Dès lors, on comprend l’intérêt de la Société Nationale des Chemins de Fer Français (SNCF), propriétaire de la marque « TER » (ce qui signifie « Train Express Régional »), pour le nom de domaine ter.com, a fortiori à une époque où la libéralisation du marché européen des transports ferroviaires est en train de battre son plein, et d’autant plus que la SNCF ne dispose pas non plus des noms de domaine ter.fr (pour la France), ter.es (pour tren expreso regional, en espagnol) et ter.it (pour treno espresso regionale, en italien). Dans de telles circonstances, quelle peut être, aux yeux de la SNCF, la valeur d’un nom de domaine tel que ter.com ?
Ce nom de domaine a été acquis par un investisseur portugais qui l’a parqué en attendant de pouvoir réaliser une plus-value. Le nom de domaine était donc placé aux enchères avec une mise à prix de 10000 dollars. Une partie des liens publicitaires générés par le prestataire de parking promouvaient des concurrents de la SNCF. Cette dernière a donc saisi l’occasion et introduit une procédure UDRP afin d’obtenir le transfert de ter.com. D’une part, la SNCF se prévalait d’une marque enregistrée dont la notoriété est établie, à tout le moins sur le marché français. D’autre part, certains liens publicitaires invitaient les internautes à visiter des sites de concurrents. Or l’existence de tels liens suffit, bien souvent, à caractériser la mauvaise foi du titulaire du nom de domaine.
Cependant, en tenant compte l’ensemble des circonstances susceptibles de justifier la légitimité de la détention par cet investisseur portugais, la procédure UDRP aurait due être évitée. Premièrement, la composition du nom de domaine (seulement trois caractères) faisait craindre un échec. En effet, à moins de prouver que la marque jouit d’une notoriété infaillible à l’international ou dans le pays du défendeur, les chances de succès d’une plainte UDRP portant sur un nom de domaine de trois caractères sont minces (nous le démontrerons dans une étude à venir). En outre, comme l’a indiqué le défendeur dans sa réponse, « ter » peut renvoyer à la signification de nombreux acronymes, si bien qu’il n’avait pas nécessairement la marque de la SNCF en tête lorsqu’il a acquis le nom de domaine. Enfin, le mot ter, en portugais, signifie « avoir ». Quant aux liens publicitaires promouvant les concurrents, il convient de rappeler qu’ils ne sont pas nécessairement le fruit d’une intention délictueuse et qu’ils sont générés par l’algorithme de la plateforme.
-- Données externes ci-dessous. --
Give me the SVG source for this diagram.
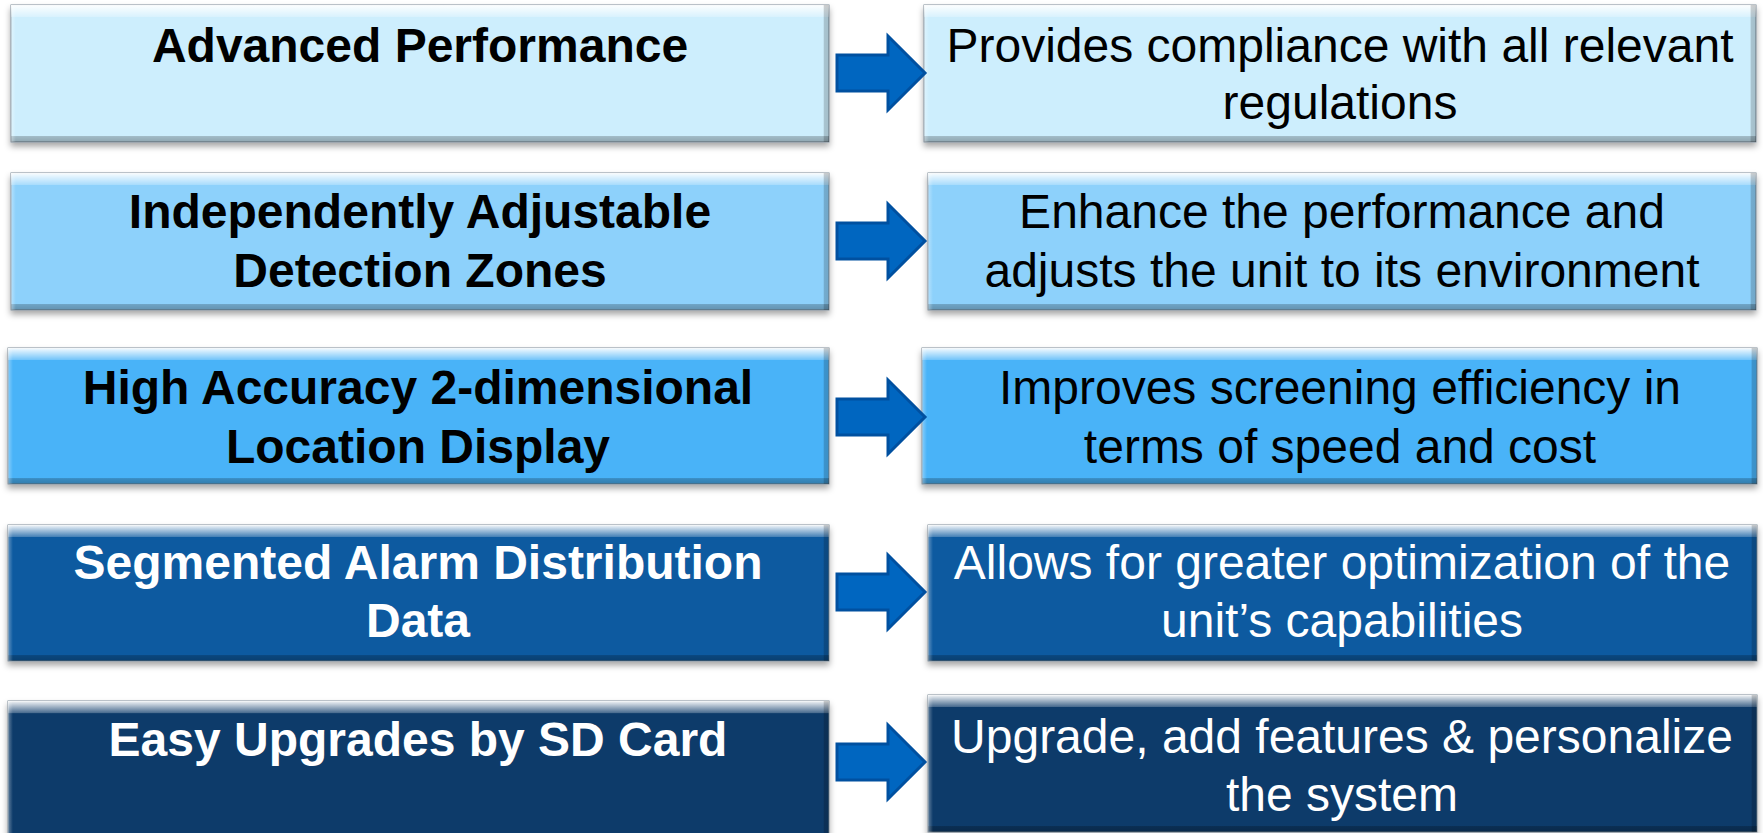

Certes, on pourrait avancer la négligence du titulaire du nom de domaine qui, au bout du compte, en demeure responsable de l’utilisation. Toutefois, les principes UDRP excluent la négligence et ne connaissent que l’intention, caractérisée dans le concept de mauvaise foi.
La demande de transfert de la SNCF a été rejetée. À bien y regarder, les chances de succès étaient minces. Or l’échec d’une procédure UDRP place le titulaire du nom de domaine, lavé de tout soupçon, dans une position renforcée. En effet, il est désormais libre de fixer le prix du nom de domaine en fonction des informations qu’il a pu récolter dans le cadre de la procédure. Au final, on est tenté de penser que 10000 dollars, dans une vente aux enchères, c’était bien peu.
Enfin, deux mots brefs sur le plan de la procédure. Premièrement, la réponse a été admise pour que soumise hors délai. On ne trouve pas d’explication à une telle clémence, a fortiori vis-à-vis d’un professionnel du secteur des noms de domaine. Secondement, le défendeur avait rétorqué que la plainte avait été soumise de manière abusive (reverse domain name hijacking). Cette défense semble d’autant plus fréquente que le nom de domaine est court (nous y reviendrons dans une prochaine étude). En l’occurrence, le tiers-décideur a considéré, à juste titre, que la SNCF pouvait légitimement croire en ses chances de réussite et, par conséquent, a écarté l’argument tiré de l’abus de procédure (WIPO, D2021-2718, SNCF Voyageurs v. Whois Agent, Domain Protection Services, Inc. / Antonio Vaz, December 15, 2021, <ter.com>, transfer; sole panelist: Adam Taylor).